Und nach welchem Kriterium will man Empathiestärke feststellen? Am Feuern von
Spiegelneuronen? Laut Pfeilschifter ist das Kompetenzmodell in der Medizin ein
politisches Instrument zur Erhöhung der Landarztquote. Beim Schritt in die
Praxis werde es jedoch ernst, warnte der Pädagoge Jochen Krautz: Mediziner ohne
Fachwissen haben tödliche Konsequenzen.
Treibende
Kraft der Kompetenzbewegung sind die Institute für Qualitätsprüfung und
-entwicklung. Hier hat laut Hans Peter Klein eine Fraktion von Bildungsdidaktikern
die Regie übernommen, die sich vom Fachwissen verabschiedet habe, oft nicht
einmal mehr über einen fachlichen Hintergrund oder schulische Erfahrung
verfüge. Umso leichter falle es ihr, ihre Kompetenzschablonen von der Biologie
bis zur Physik auf fremde Fächer zu pressen. Das Fachwissen wandert an den
Rand. Von Bildung, so Klein, sei in den Kerncurricula nicht einmal mehr die
Rede. Im Gegenzug werden selbst Mathematik- oder Physikaufgaben mit immer mehr
Text angereichert, der in seinem sozialpsychologischen Kauderwelsch eine eigene
Form der Verstehenskompetenz erfordert.
Die
Beispiele animierten zur Heiterkeit. Schülern der achten Klasse, führte der
Mathematiker Hans-Jürgen Bandelt vor, wird vom Berliner Institut für
Qualitätsentwicklung etwa die Aufgabe gestellt, ein Fieberthermometer
abzulesen. Man wird dies nicht auf den ersten Blick als Physikaufgabe erkennen.

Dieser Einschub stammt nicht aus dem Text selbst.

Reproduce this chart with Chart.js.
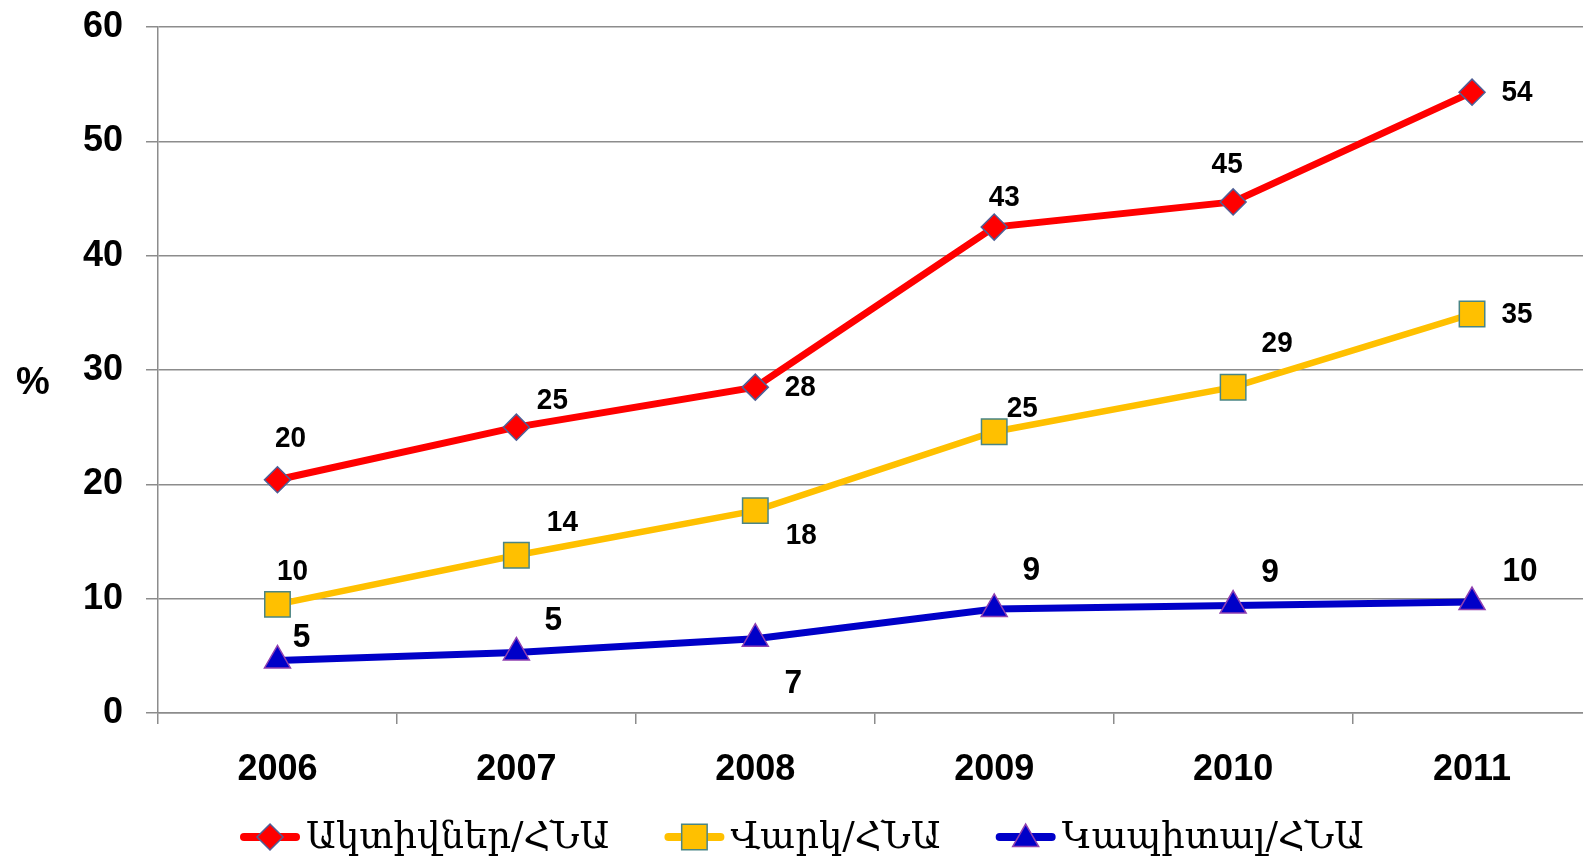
<!DOCTYPE html>
<html>
<head>
<meta charset="utf-8">
<script src="https://cdn.jsdelivr.net/npm/chart.js@4.4.1/dist/chart.umd.min.js"></script>
<style>
  html, body { margin: 0; padding: 0; background: #fff; overflow: hidden; }
  #wrap { width: 1611px; height: 868px; }
</style>
</head>
<body>
<div id="wrap"><canvas id="c" width="1611" height="868"></canvas></div>
<script>
// ---- data ----
const categories = ['2006', '2007', '2008', '2009', '2010', '2011'];
const assetsGDP  = [20.4, 25.0, 28.5, 42.5, 44.7, 54.3];
const loansGDP   = [9.5, 13.8, 17.7, 24.6, 28.5, 34.9];
const capitalGDP = [4.6, 5.3, 6.5, 9.1, 9.4, 9.7];
const assetsLabels  = ['20', '25', '28', '43', '45', '54'];
const loansLabels   = ['10', '14', '18', '25', '29', '35'];
const capitalLabels = ['5', '5', '7', '9', '9', '10'];
const seriesNames = ['Ակտիվներ/ՀՆԱ', 'Վարկ/ՀՆԱ', 'Կապիտալ/ՀՆԱ'];
const yTicks = [0, 10, 20, 30, 40, 50, 60];
const yAxisTitle = '%';

// label offsets (pixels) relative to each point, and label font sizes per series
const labelOffsets = [
  [[13,-41],[36,-26],[45,1],[10,-29],[-6,-37],[45,1]],
  [[15,-33],[46,-32],[46,25],[28,-23],[44,-43],[45,1]],
  [[24,-23],[37,-32],[38,45],[37,-38],[37,-33],[48,-30]]
];
const labelSizes = [30, 30, 34];

const RED = '#ff0000', YEL = '#ffc000', BLU = '#0000c8';
const GRID = '#8c8c8c';

const dataLabelPlugin = {
  id: 'dataLabels',
  afterDatasetsDraw(chart) {
    const ctx = chart.ctx;
    ctx.save();
    ctx.fillStyle = '#000';
    ctx.textAlign = 'center';
    ctx.textBaseline = 'middle';
    const sx = 0.93;
    chart.data.datasets.forEach((ds, i) => {
      ctx.font = 'bold ' + labelSizes[i] + 'px "Liberation Sans", Arial, sans-serif';
      const meta = chart.getDatasetMeta(i);
      meta.data.forEach((pt, j) => {
        const off = labelOffsets[i][j];
        ctx.save();
        ctx.translate(pt.x + off[0], pt.y + off[1]);
        ctx.scale(sx, 1);
        ctx.fillText(ds.valueLabels[j], 0, 0);
        ctx.restore();
      });
    });
    // y axis title, horizontal
    ctx.font = 'bold 38px "Liberation Sans", Arial, sans-serif';
    ctx.fillText(yAxisTitle, 33, 384);
    ctx.restore();
  }
};

const legendPlugin = {
  id: 'customLegend',
  afterDraw(chart) {
    const ctx = chart.ctx;
    ctx.save();
    const font = '37px "DejaVu Serif", serif';
    ctx.font = font;
    const sampleW = 60, gapText = 6, gapItem = 55;
    const ds = chart.data.datasets;
    const widths = ds.map(d => ctx.measureText(d.label).width);
    let total = 0;
    widths.forEach((w, i) => { total += sampleW + gapText + w + (i < widths.length - 1 ? gapItem : 0); });
    let x = 802 - total / 2;
    const y = 837;
    ds.forEach((d, i) => {
      // line
      ctx.strokeStyle = d.borderColor;
      ctx.lineWidth = 8;
      ctx.lineCap = 'round';
      ctx.beginPath();
      ctx.moveTo(x + 4, y);
      ctx.lineTo(x + sampleW - 4, y);
      ctx.stroke();
      // marker
      ctx.fillStyle = d.pointBackgroundColor;
      ctx.strokeStyle = d.pointBorderColor;
      ctx.lineWidth = d.pointBorderWidth;
      Chart.helpers.drawPoint(ctx, {
        pointStyle: d.pointStyle, radius: d.pointRadius, borderWidth: d.pointBorderWidth, rotation: 0
      }, x + sampleW / 2, y + (d.pointStyle === 'triangle' ? 2 : 0));
      // text
      ctx.fillStyle = '#000';
      ctx.font = font;
      ctx.textAlign = 'left';
      ctx.textBaseline = 'alphabetic';
      ctx.fillText(d.label, x + sampleW + gapText, 848);
      x += sampleW + gapText + widths[i] + gapItem;
    });
    ctx.restore();
  }
};

const chart = new Chart(document.getElementById('c'), {
  type: 'line',
  data: {
    labels: categories,
    datasets: [
      {
        label: seriesNames[0], data: assetsGDP, valueLabels: assetsLabels,
        borderColor: RED, backgroundColor: RED, borderWidth: 7,
        pointStyle: 'rectRot', pointRadius: 13, pointHoverRadius: 13,
        pointBackgroundColor: RED, pointBorderColor: '#4f5f96', pointBorderWidth: 1.5,
        tension: 0, fill: false
      },
      {
        label: seriesNames[1], data: loansGDP, valueLabels: loansLabels,
        borderColor: YEL, backgroundColor: YEL, borderWidth: 6.5,
        pointStyle: 'rect', pointRadius: 18, pointHoverRadius: 18,
        pointBackgroundColor: YEL, pointBorderColor: '#4a8585', pointBorderWidth: 1.5,
        tension: 0, fill: false
      },
      {
        label: seriesNames[2], data: capitalGDP, valueLabels: capitalLabels,
        borderColor: BLU, backgroundColor: BLU, borderWidth: 7,
        pointStyle: 'triangle', pointRadius: 15, pointHoverRadius: 15,
        pointBackgroundColor: BLU, pointBorderColor: '#9040b0', pointBorderWidth: 1.5,
        tension: 0, fill: false
      }
    ]
  },
  options: {
    responsive: false,
    animation: false,
    layout: { padding: { left: 0, right: 9, top: 27, bottom: 75 } },
    plugins: {
      legend: { display: false },
      tooltip: { enabled: false },
      title: { display: false }
    },
    scales: {
      x: {
        type: 'category',
        offset: true,
        grid: {
          display: true, drawOnChartArea: false, drawTicks: true,
          tickLength: 11, offset: true, color: GRID, lineWidth: 1.5
        },
        border: { display: true, color: GRID, width: 1.5 },
        ticks: {
          color: '#000', padding: 24, maxRotation: 0, autoSkip: false,
          font: { family: '"Liberation Sans", Arial, sans-serif', size: 36, weight: 'bold' }
        },
        afterFit(scale) {
          scale.height = 80;
          scale.paddingLeft = 0; scale.paddingRight = 0;
        }
      },
      y: {
        min: 0, max: 60,
        afterBuildTicks(scale) { scale.ticks = yTicks.map(v => ({ value: v })); },
        grid: { color: GRID, lineWidth: 1.5, tickLength: 12, drawTicks: true },
        border: { display: true, color: GRID, width: 1.5 },
        ticks: {
          color: '#000', padding: 23,
          font: { family: '"Liberation Sans", Arial, sans-serif', size: 36, weight: 'bold' }
        },
        afterFit(scale) {
          scale.width = 158;
          scale.paddingTop = 0; scale.paddingBottom = 0;
        }
      }
    }
  },
  plugins: [dataLabelPlugin, legendPlugin]
});
</script>
</body>
</html>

Eine nach dem Kompetenzmuster erstellte Biologie-Abiturfrage will von Schülern
wissen, was bei der Zählung von Zugvögeln zu Abweichungen führen könne. Eine
der richtigen Antworten lautet: Die Ornithologen könnten sich verzählen.
Es
stellt sich die Frage, warum ein derart unpraktikables Konzept zum
Erfolgsmodell avanciert ist. Warum gab und gibt es so wenig Widerstand unter
Lehrern und Professoren? Bernhard Kempen verwies auf das politische
Steuerungsinstrument der Drittmittel. Wer sich dem Kompetenzmodell verweigere,
müsse Karrierenachteile und Kürzungen hinnehmen oder überstehe, wie Hans Peter
Klein anfügte, kein Lehramts-Referendariat. Kempen äußerte aber auch seine
Verärgerung darüber, dass der Erfolg des Kompetenzmodells nicht möglich wäre
ohne die Mithilfe von Kollegen, die sich gegen ihre Überzeugung einkaufen
ließen. Der Pädagoge Andreas Gruschka hielt den Kompetenz-Glauben mittlerweile
selbst unter den Reformern für erloschen, was diese aber nicht davon abhalte,
ihn weiter zu propagieren.
Dass
Widerstand möglich ist, ließ sich in Frankfurt erkennen. Mancher warf schon den
Blick in eine Zukunft, in der das Kompetenzmodell aufgrund seiner praktischen
Mängel ausgemustert und Bildung neu erfunden wird. Dann freilich unter anderem
Namen und als etwas revolutionär Neues.